Task directions: All of the material below is to be restated word for word, apart from the pictures.

Data section:
::::

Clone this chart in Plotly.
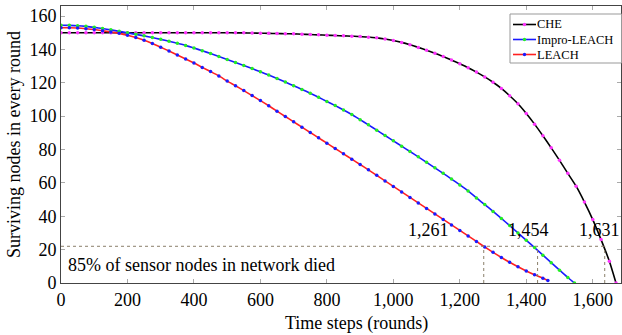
import plotly.graph_objects as go

# ---- data ----
che_rounds = list(range(0, 1651, 25)) + [1670]
che_nodes = [150.0, 150.0, 150.0, 150.0, 150.0, 150.0, 150.0, 150.0, 150.0, 150.0,
             150.0, 150.0, 150.0, 150.0, 150.0, 150.0, 150.0, 150.0, 150.0, 150.0,
             150.0, 149.9, 149.9, 149.8, 149.7, 149.6, 149.5, 149.4, 149.3, 149.1,
             148.9, 148.7, 148.5, 148.3, 148.1, 147.9, 147.7, 147.3, 146.9, 146.2,
             145.3, 144.2, 142.8, 141.2, 139.5, 137.7, 135.8, 133.7, 131.4, 129.0,
             126.4, 123.5, 120.3, 116.6, 112.2, 107.4, 101.6, 95.2, 88.2, 81.0,
             73.5, 65.7, 58.0, 48.5, 38.0, 26.0, 13.0, 0.0]

impro_rounds = list(range(0, 1526, 25)) + [1545]
impro_nodes = [154.5, 154.4, 154.2, 153.8, 153.2, 152.5, 151.7, 150.8, 149.9, 149.0,
               148.1, 147.1, 146.0, 144.9, 143.7, 142.4, 140.8, 139.2, 137.5, 135.7,
               133.9, 132.1, 130.3, 128.5, 126.6, 124.6, 122.5, 120.4, 118.2, 116.0,
               113.7, 111.3, 108.8, 106.3, 103.7, 101.0, 97.9, 94.8, 91.6, 88.4,
               85.2, 82.0, 78.8, 75.6, 72.3, 69.0, 65.7, 62.3, 58.8, 55.2,
               51.0, 47.0, 42.9, 38.7, 34.4, 30.0, 25.6, 21.2, 16.7, 12.2,
               7.7, 3.3, 0.0]

leach_rounds = list(range(0, 1451, 25)) + [1465]
leach_nodes = [153.0, 153.0, 152.8, 152.4, 151.9, 151.2, 150.4, 149.6, 148.5, 147.1,
               145.5, 143.5, 141.3, 139.0, 136.6, 134.2, 131.8, 129.2, 126.7, 124.1,
               121.0, 118.2, 115.3, 112.3, 109.3, 106.2, 103.0, 99.8, 96.6, 93.4,
               90.2, 87.0, 83.8, 80.6, 77.4, 74.2, 71.0, 67.8, 64.5, 61.2,
               57.9, 54.6, 51.3, 48.0, 44.7, 41.4, 38.1, 34.8, 31.5, 28.2,
               24.9, 21.6, 18.4, 15.3, 12.4, 9.7, 7.2, 4.9, 2.9, 1.5]

series_names = ["CHE", "Impro-LEACH", "LEACH"]
line_colors = ["black", "#1a1aff", "#ff2020"]
marker_colors = ["#ff33ff", "#22ee22", "#1a1aff"]

threshold = 22
death_rounds = [1272, 1434, 1636]
death_labels = ["1,261", "1,454", "1,631"]
label_x = [1107, 1407, 1620]
label_y = 32

x_ticks = [0, 200, 400, 600, 800, 1000, 1200, 1400, 1600]
y_ticks = [0, 20, 40, 60, 80, 100, 120, 140, 160]

FONT = "Times New Roman, Liberation Serif, serif"

W, H = 622, 335
ML, MR, MT, MB = 61, 1, 6, 52
PW, PH = W - ML - MR, H - MT - MB


def px(xp):
    return (xp - ML) / PW


def py(yp):
    return (H - MB - yp) / PH


fig = go.Figure()
for xs, ys, nm, lc, mc in zip([che_rounds, impro_rounds, leach_rounds],
                              [che_nodes, impro_nodes, leach_nodes],
                              series_names, line_colors, marker_colors):
    fig.add_trace(go.Scatter(x=xs, y=ys, name=nm, mode="lines+markers", showlegend=False,
                             line=dict(color=lc, width=1.6, shape="spline", smoothing=0.6),
                             marker=dict(color=mc, size=3.5)))

dash_col = "#8a7f6a"
fig.add_trace(go.Scatter(x=[0, death_rounds[-1]], y=[threshold, threshold], mode="lines",
                         line=dict(color=dash_col, width=1, dash="dot"),
                         showlegend=False, hoverinfo="skip"))
for dx in death_rounds:
    fig.add_trace(go.Scatter(x=[dx, dx], y=[0, threshold], mode="lines",
                             line=dict(color=dash_col, width=1, dash="dot"),
                             showlegend=False, hoverinfo="skip"))

for lx, lt in zip(label_x, death_labels):
    fig.add_annotation(x=lx, y=label_y, text=lt, showarrow=False,
                       font=dict(family=FONT, size=18, color="black"))

fig.add_annotation(x=15, y=11, text="85% of sensor nodes in network died", showarrow=False,
                   xanchor="left", font=dict(family=FONT, size=18, color="black"))

# x-axis title (slightly right of centre, as in the reference)
fig.add_annotation(xref="paper", yref="paper", x=px(356), y=py(323), text="Time steps (rounds)",
                   showarrow=False, xanchor="center", yanchor="middle",
                   font=dict(family=FONT, size=18, color="black"))

# compact legend
shapes = [dict(type="rect", xref="paper", yref="paper", x0=px(510), x1=px(621.5),
               y0=py(63), y1=py(14), line=dict(color="#999", width=1), fillcolor="white",
               layer="above")]
row_y = [24.5, 39.5, 54.5]
for ry, nm, lc, mc in zip(row_y, series_names, line_colors, marker_colors):
    shapes.append(dict(type="line", xref="paper", yref="paper", x0=px(513), x1=px(536),
                       y0=py(ry), y1=py(ry), line=dict(color=lc, width=1.6), layer="above"))
    shapes.append(dict(type="circle", xref="paper", yref="paper", x0=px(522.8), x1=px(526.2),
                       y0=py(ry + 1.7), y1=py(ry - 1.7), line=dict(width=0), fillcolor=mc,
                       layer="above"))
    fig.add_annotation(xref="paper", yref="paper", x=px(536), y=py(ry), text=nm,
                       showarrow=False, xanchor="left", yanchor="middle",
                       borderpad=0,
                       font=dict(family=FONT, size=12.5, color="black"))

fig.update_layout(
    width=W, height=H,
    margin=dict(l=ML, r=MR, t=MT, b=MB),
    paper_bgcolor="white", plot_bgcolor="white",
    font=dict(family=FONT, size=18, color="black"),
    showlegend=False,
    shapes=shapes,
    xaxis=dict(range=[0, 1685], tickvals=x_ticks, tickformat=",d",
               showgrid=False, zeroline=False, showline=True, linecolor="#444",
               mirror="ticks", ticks="inside", ticklen=4, tickcolor="#aaa",
               tickfont=dict(family=FONT, size=18)),
    yaxis=dict(range=[0, 166], tickvals=y_ticks,
               showgrid=False, zeroline=False, showline=True, linecolor="#444",
               mirror="ticks", ticks="inside", ticklen=4, tickcolor="#aaa",
               tickfont=dict(family=FONT, size=18),
               title=dict(text="Surviving nodes in every round", standoff=4,
                          font=dict(family=FONT, size=18))),
)

fig.write_html("out.html")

::::

Answer to the exercise:
Clone this chart in Plotly.
import plotly.graph_objects as go

# ---- data ----
che_rounds = list(range(0, 1651, 25)) + [1670]
che_nodes = [150.0, 150.0, 150.0, 150.0, 150.0, 150.0, 150.0, 150.0, 150.0, 150.0,
             150.0, 150.0, 150.0, 150.0, 150.0, 150.0, 150.0, 150.0, 150.0, 150.0,
             150.0, 149.9, 149.9, 149.8, 149.7, 149.6, 149.5, 149.4, 149.3, 149.1,
             148.9, 148.7, 148.5, 148.3, 148.1, 147.9, 147.7, 147.3, 146.9, 146.2,
             145.3, 144.2, 142.8, 141.2, 139.5, 137.7, 135.8, 133.7, 131.4, 129.0,
             126.4, 123.5, 120.3, 116.6, 112.2, 107.4, 101.6, 95.2, 88.2, 81.0,
             73.5, 65.7, 58.0, 48.5, 38.0, 26.0, 13.0, 0.0]

impro_rounds = list(range(0, 1526, 25)) + [1545]
impro_nodes = [154.5, 154.4, 154.2, 153.8, 153.2, 152.5, 151.7, 150.8, 149.9, 149.0,
               148.1, 147.1, 146.0, 144.9, 143.7, 142.4, 140.8, 139.2, 137.5, 135.7,
               133.9, 132.1, 130.3, 128.5, 126.6, 124.6, 122.5, 120.4, 118.2, 116.0,
               113.7, 111.3, 108.8, 106.3, 103.7, 101.0, 97.9, 94.8, 91.6, 88.4,
               85.2, 82.0, 78.8, 75.6, 72.3, 69.0, 65.7, 62.3, 58.8, 55.2,
               51.0, 47.0, 42.9, 38.7, 34.4, 30.0, 25.6, 21.2, 16.7, 12.2,
               7.7, 3.3, 0.0]

leach_rounds = list(range(0, 1451, 25)) + [1465]
leach_nodes = [153.0, 153.0, 152.8, 152.4, 151.9, 151.2, 150.4, 149.6, 148.5, 147.1,
               145.5, 143.5, 141.3, 139.0, 136.6, 134.2, 131.8, 129.2, 126.7, 124.1,
               121.0, 118.2, 115.3, 112.3, 109.3, 106.2, 103.0, 99.8, 96.6, 93.4,
               90.2, 87.0, 83.8, 80.6, 77.4, 74.2, 71.0, 67.8, 64.5, 61.2,
               57.9, 54.6, 51.3, 48.0, 44.7, 41.4, 38.1, 34.8, 31.5, 28.2,
               24.9, 21.6, 18.4, 15.3, 12.4, 9.7, 7.2, 4.9, 2.9, 1.5]

series_names = ["CHE", "Impro-LEACH", "LEACH"]
line_colors = ["black", "#1a1aff", "#ff2020"]
marker_colors = ["#ff33ff", "#22ee22", "#1a1aff"]

threshold = 22
death_rounds = [1272, 1434, 1636]
death_labels = ["1,261", "1,454", "1,631"]
label_x = [1107, 1407, 1620]
label_y = 32

x_ticks = [0, 200, 400, 600, 800, 1000, 1200, 1400, 1600]
y_ticks = [0, 20, 40, 60, 80, 100, 120, 140, 160]

FONT = "Times New Roman, Liberation Serif, serif"

W, H = 622, 335
ML, MR, MT, MB = 61, 1, 6, 52
PW, PH = W - ML - MR, H - MT - MB


def px(xp):
    return (xp - ML) / PW


def py(yp):
    return (H - MB - yp) / PH


fig = go.Figure()
for xs, ys, nm, lc, mc in zip([che_rounds, impro_rounds, leach_rounds],
                              [che_nodes, impro_nodes, leach_nodes],
                              series_names, line_colors, marker_colors):
    fig.add_trace(go.Scatter(x=xs, y=ys, name=nm, mode="lines+markers", showlegend=False,
                             line=dict(color=lc, width=1.6, shape="spline", smoothing=0.6),
                             marker=dict(color=mc, size=3.5)))

dash_col = "#8a7f6a"
fig.add_trace(go.Scatter(x=[0, death_rounds[-1]], y=[threshold, threshold], mode="lines",
                         line=dict(color=dash_col, width=1, dash="dot"),
                         showlegend=False, hoverinfo="skip"))
for dx in death_rounds:
    fig.add_trace(go.Scatter(x=[dx, dx], y=[0, threshold], mode="lines",
                             line=dict(color=dash_col, width=1, dash="dot"),
                             showlegend=False, hoverinfo="skip"))

for lx, lt in zip(label_x, death_labels):
    fig.add_annotation(x=lx, y=label_y, text=lt, showarrow=False,
                       font=dict(family=FONT, size=18, color="black"))

fig.add_annotation(x=15, y=11, text="85% of sensor nodes in network died", showarrow=False,
                   xanchor="left", font=dict(family=FONT, size=18, color="black"))

# x-axis title (slightly right of centre, as in the reference)
fig.add_annotation(xref="paper", yref="paper", x=px(356), y=py(323), text="Time steps (rounds)",
                   showarrow=False, xanchor="center", yanchor="middle",
                   font=dict(family=FONT, size=18, color="black"))

# compact legend
shapes = [dict(type="rect", xref="paper", yref="paper", x0=px(510), x1=px(621.5),
               y0=py(63), y1=py(14), line=dict(color="#999", width=1), fillcolor="white",
               layer="above")]
row_y = [24.5, 39.5, 54.5]
for ry, nm, lc, mc in zip(row_y, series_names, line_colors, marker_colors):
    shapes.append(dict(type="line", xref="paper", yref="paper", x0=px(513), x1=px(536),
                       y0=py(ry), y1=py(ry), line=dict(color=lc, width=1.6), layer="above"))
    shapes.append(dict(type="circle", xref="paper", yref="paper", x0=px(522.8), x1=px(526.2),
                       y0=py(ry + 1.7), y1=py(ry - 1.7), line=dict(width=0), fillcolor=mc,
                       layer="above"))
    fig.add_annotation(xref="paper", yref="paper", x=px(536), y=py(ry), text=nm,
                       showarrow=False, xanchor="left", yanchor="middle",
                       borderpad=0,
                       font=dict(family=FONT, size=12.5, color="black"))

fig.update_layout(
    width=W, height=H,
    margin=dict(l=ML, r=MR, t=MT, b=MB),
    paper_bgcolor="white", plot_bgcolor="white",
    font=dict(family=FONT, size=18, color="black"),
    showlegend=False,
    shapes=shapes,
    xaxis=dict(range=[0, 1685], tickvals=x_ticks, tickformat=",d",
               showgrid=False, zeroline=False, showline=True, linecolor="#444",
               mirror="ticks", ticks="inside", ticklen=4, tickcolor="#aaa",
               tickfont=dict(family=FONT, size=18)),
    yaxis=dict(range=[0, 166], tickvals=y_ticks,
               showgrid=False, zeroline=False, showline=True, linecolor="#444",
               mirror="ticks", ticks="inside", ticklen=4, tickcolor="#aaa",
               tickfont=dict(family=FONT, size=18),
               title=dict(text="Surviving nodes in every round", standoff=4,
                          font=dict(family=FONT, size=18))),
)

fig.write_html("out.html")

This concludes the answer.